Some other solution using prctl [Another solution](https://stackoverflow.com/questions/284325/how-to-make-child-process-die-after-parent-exits) involves **prctl** : `prctl(PR_SET_PDEATHSIG, SIGTERM);`, but that seems [easier in C than in Python](https://stackoverflow.com/questions/38609686/terminate-a-forked-process-in-python-when-the-parent-process-dies-using-prctl). [**python-prctl** is a thing](https://github.com/seveas/python-prctl), if someone wants to go that way.
And this track was yet another option but led nowhere Otherwise, per section 10.6.4 in [this document](http://www.informit.com/articles/article.aspx?p=397655&seqNum=6), supposedly all *orphaned process groups* receive a **`SIGHUP`**, and could take that hint to die graciously (**but it doesn't seem to apply here**, maybe because [reasons](https://stackoverflow.com/questions/19756633/why-sighup-signal-not-received-when-becoming-an-orphaned-process-group?rq=1) ; [this question](https://stackoverflow.com/questions/39103871/daemonization-and-sighup) is super relevant but gets complicated). [That would take](https://stackoverflow.com/questions/21929690/what-are-the-consequences-of-killing-a-python-script-with-sighup) to [install a SIGHUP handler](https://docs.python.org/3/library/signal.html). That would have simply entailed adding `signal.signal(signal.SIGHUP, signal.SIGTERM)` inside `heartbeat_loop` in `aw-watcher-window/main.py`.

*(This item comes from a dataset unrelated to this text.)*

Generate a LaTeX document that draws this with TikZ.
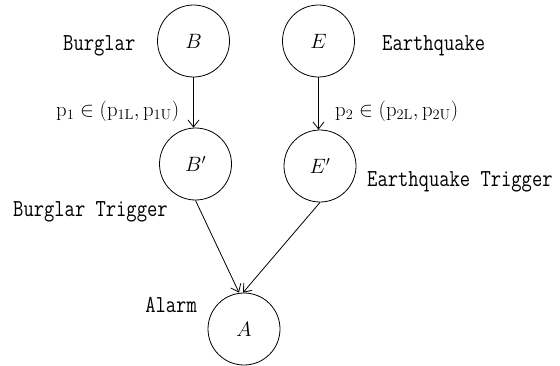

Note that even if all I did works fine, aw-server still stays alive when aw-qt crashes, which I think is still an issue. (But that seemed like an entirely different beast, to be tamed another day.)

johan-bjareholt commented 7 years ago

@nikanar Awesome! Much better solution than my suggestion.

Out of the 3 solutions you found the one you selected was clearly most clean.

Will also work nicely even if the watchers are not run with aw-qt.

Will check the PRs and merge :)

Thanks for the help!

ErikBjare commented 7 years ago

Amazing work, learned a lot from reading those links.

But, as I mentioned in comments on the PRs, there might be an issue with the taken approach when run using the PyInstaller binaries. I'm confident we can find a way around that however.

ErikBjare commented 7 years ago

Continued discussions should probably go here.

So, @nikanar did a nice fix with the PPID detection but I don't think that'll work with PyInstaller due to it using a bootloader process that in turn starts the application process.

Details here: https://pythonhosted.org/PyInstaller/advanced-topics.html#the-bootstrap-process-in-detail

The process tree would look something like this when run using the PyInstaller (iirc):

As specified in the PyInstaller docs, the bootloader will exit when its child process exits.

There has been talk about moving the child processes into Python-managed processes or threads (this would get rid of all the secondary bootloader and is likely to save some memory), but this has not been investigated.

nikanar commented 7 years ago

If that's right, then when running under PyInstaller, the children should look for the PPID of their parent process (the PyInterpreter) to see if that is 1 because aw-qt died. But then, I also have no idea if PPIDs work the same under Windows either.